Produce an exact copy of the lines below that run from the line containing "What matplotlib code" to the line containing "lc.set_clip_path(patch)", inclusive; any picture is omitted.

- The records
- - - - - - -
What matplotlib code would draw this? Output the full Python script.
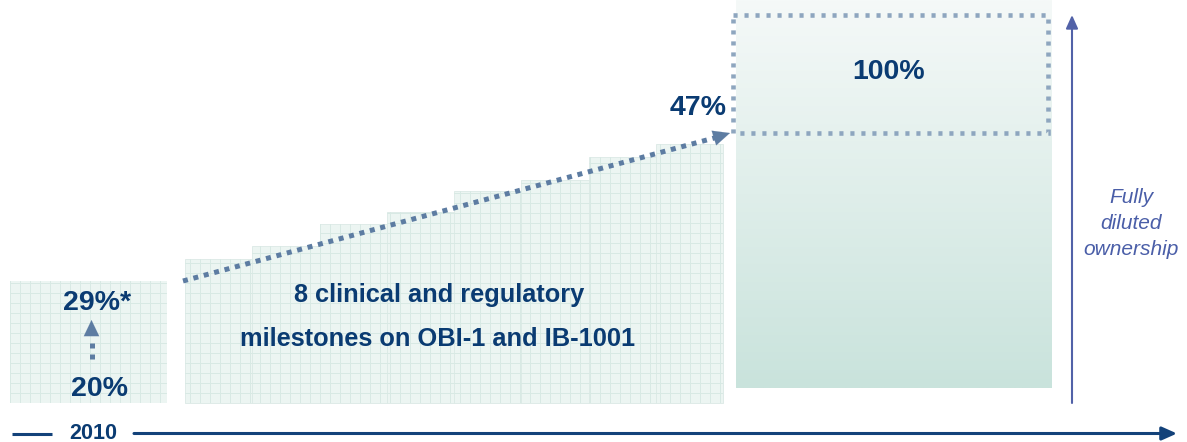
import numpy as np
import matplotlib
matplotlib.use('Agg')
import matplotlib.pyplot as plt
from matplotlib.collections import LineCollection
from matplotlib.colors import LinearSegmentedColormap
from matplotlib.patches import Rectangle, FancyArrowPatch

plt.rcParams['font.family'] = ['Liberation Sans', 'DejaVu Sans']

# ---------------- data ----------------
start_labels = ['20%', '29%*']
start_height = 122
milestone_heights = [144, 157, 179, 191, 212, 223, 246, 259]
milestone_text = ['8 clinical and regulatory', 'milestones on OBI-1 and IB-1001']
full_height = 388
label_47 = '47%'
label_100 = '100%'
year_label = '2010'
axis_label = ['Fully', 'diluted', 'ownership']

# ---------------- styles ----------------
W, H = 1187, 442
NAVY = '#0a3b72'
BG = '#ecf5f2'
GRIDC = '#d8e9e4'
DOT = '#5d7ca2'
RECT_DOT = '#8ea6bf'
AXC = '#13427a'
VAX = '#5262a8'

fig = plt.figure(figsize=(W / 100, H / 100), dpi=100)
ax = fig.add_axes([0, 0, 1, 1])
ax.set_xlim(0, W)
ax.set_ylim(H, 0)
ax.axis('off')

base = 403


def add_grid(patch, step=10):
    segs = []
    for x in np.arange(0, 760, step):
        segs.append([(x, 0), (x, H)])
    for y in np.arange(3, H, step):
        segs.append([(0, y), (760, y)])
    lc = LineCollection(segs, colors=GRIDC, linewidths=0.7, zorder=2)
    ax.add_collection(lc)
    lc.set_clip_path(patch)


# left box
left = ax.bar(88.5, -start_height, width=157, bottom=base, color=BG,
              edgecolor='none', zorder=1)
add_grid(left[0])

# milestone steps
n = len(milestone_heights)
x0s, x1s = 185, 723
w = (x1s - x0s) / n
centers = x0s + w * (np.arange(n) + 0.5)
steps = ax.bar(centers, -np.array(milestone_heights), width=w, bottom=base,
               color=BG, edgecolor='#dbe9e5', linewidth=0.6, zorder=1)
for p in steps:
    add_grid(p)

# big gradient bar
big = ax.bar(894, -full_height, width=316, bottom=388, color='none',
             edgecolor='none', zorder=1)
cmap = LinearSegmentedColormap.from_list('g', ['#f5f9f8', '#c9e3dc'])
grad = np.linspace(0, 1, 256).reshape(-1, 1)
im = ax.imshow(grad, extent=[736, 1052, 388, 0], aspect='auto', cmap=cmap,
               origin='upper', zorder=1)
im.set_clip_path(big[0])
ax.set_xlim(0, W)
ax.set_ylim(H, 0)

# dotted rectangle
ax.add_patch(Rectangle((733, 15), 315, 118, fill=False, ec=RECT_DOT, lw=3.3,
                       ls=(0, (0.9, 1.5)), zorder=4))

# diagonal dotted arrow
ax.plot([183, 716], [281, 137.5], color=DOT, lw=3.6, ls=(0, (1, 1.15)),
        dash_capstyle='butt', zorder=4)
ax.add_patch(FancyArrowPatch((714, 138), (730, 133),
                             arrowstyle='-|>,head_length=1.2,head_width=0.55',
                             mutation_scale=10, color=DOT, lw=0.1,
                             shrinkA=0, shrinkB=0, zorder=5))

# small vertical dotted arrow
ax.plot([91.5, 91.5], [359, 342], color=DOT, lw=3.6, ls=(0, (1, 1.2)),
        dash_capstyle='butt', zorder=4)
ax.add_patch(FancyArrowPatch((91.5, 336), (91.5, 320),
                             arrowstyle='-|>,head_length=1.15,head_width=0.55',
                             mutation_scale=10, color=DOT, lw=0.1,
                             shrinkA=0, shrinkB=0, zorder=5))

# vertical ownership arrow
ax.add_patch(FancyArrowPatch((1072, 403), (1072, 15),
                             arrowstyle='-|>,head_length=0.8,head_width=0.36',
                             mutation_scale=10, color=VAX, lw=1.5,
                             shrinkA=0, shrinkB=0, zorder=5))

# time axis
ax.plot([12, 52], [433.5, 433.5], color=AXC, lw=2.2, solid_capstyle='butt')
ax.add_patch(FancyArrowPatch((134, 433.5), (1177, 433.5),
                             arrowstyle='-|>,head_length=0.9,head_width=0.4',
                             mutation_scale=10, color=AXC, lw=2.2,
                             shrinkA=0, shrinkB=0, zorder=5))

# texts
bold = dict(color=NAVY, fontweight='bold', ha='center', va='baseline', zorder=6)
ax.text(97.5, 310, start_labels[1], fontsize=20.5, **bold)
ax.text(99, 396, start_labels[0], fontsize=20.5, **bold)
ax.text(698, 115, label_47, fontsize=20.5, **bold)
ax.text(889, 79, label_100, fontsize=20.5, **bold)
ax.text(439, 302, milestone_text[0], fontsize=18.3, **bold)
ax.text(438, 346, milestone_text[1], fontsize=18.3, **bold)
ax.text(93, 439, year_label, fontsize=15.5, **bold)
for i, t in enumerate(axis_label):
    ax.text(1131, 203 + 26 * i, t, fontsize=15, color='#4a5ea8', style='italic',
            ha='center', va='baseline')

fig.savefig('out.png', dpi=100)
- - - - - - -
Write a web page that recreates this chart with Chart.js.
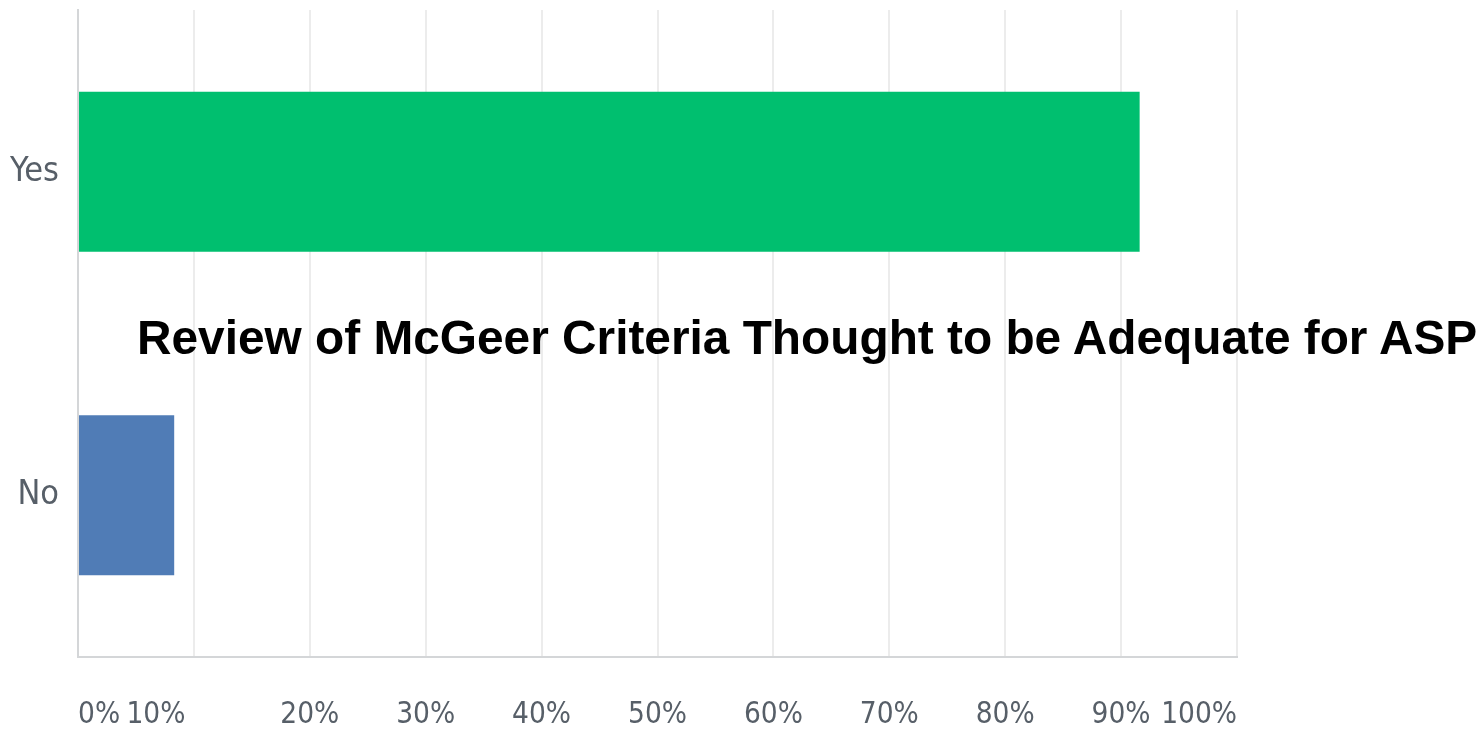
- - - - - - -
- The output
What matplotlib code would draw this? Output the full Python script.
import numpy as np
import matplotlib
matplotlib.use('Agg')
import matplotlib.pyplot as plt
from matplotlib.collections import LineCollection
from matplotlib.colors import LinearSegmentedColormap
from matplotlib.patches import Rectangle, FancyArrowPatch

plt.rcParams['font.family'] = ['Liberation Sans', 'DejaVu Sans']

# ---------------- data ----------------
start_labels = ['20%', '29%*']
start_height = 122
milestone_heights = [144, 157, 179, 191, 212, 223, 246, 259]
milestone_text = ['8 clinical and regulatory', 'milestones on OBI-1 and IB-1001']
full_height = 388
label_47 = '47%'
label_100 = '100%'
year_label = '2010'
axis_label = ['Fully', 'diluted', 'ownership']

# ---------------- styles ----------------
W, H = 1187, 442
NAVY = '#0a3b72'
BG = '#ecf5f2'
GRIDC = '#d8e9e4'
DOT = '#5d7ca2'
RECT_DOT = '#8ea6bf'
AXC = '#13427a'
VAX = '#5262a8'

fig = plt.figure(figsize=(W / 100, H / 100), dpi=100)
ax = fig.add_axes([0, 0, 1, 1])
ax.set_xlim(0, W)
ax.set_ylim(H, 0)
ax.axis('off')

base = 403


def add_grid(patch, step=10):
    segs = []
    for x in np.arange(0, 760, step):
        segs.append([(x, 0), (x, H)])
    for y in np.arange(3, H, step):
        segs.append([(0, y), (760, y)])
    lc = LineCollection(segs, colors=GRIDC, linewidths=0.7, zorder=2)
    ax.add_collection(lc)
    lc.set_clip_path(patch)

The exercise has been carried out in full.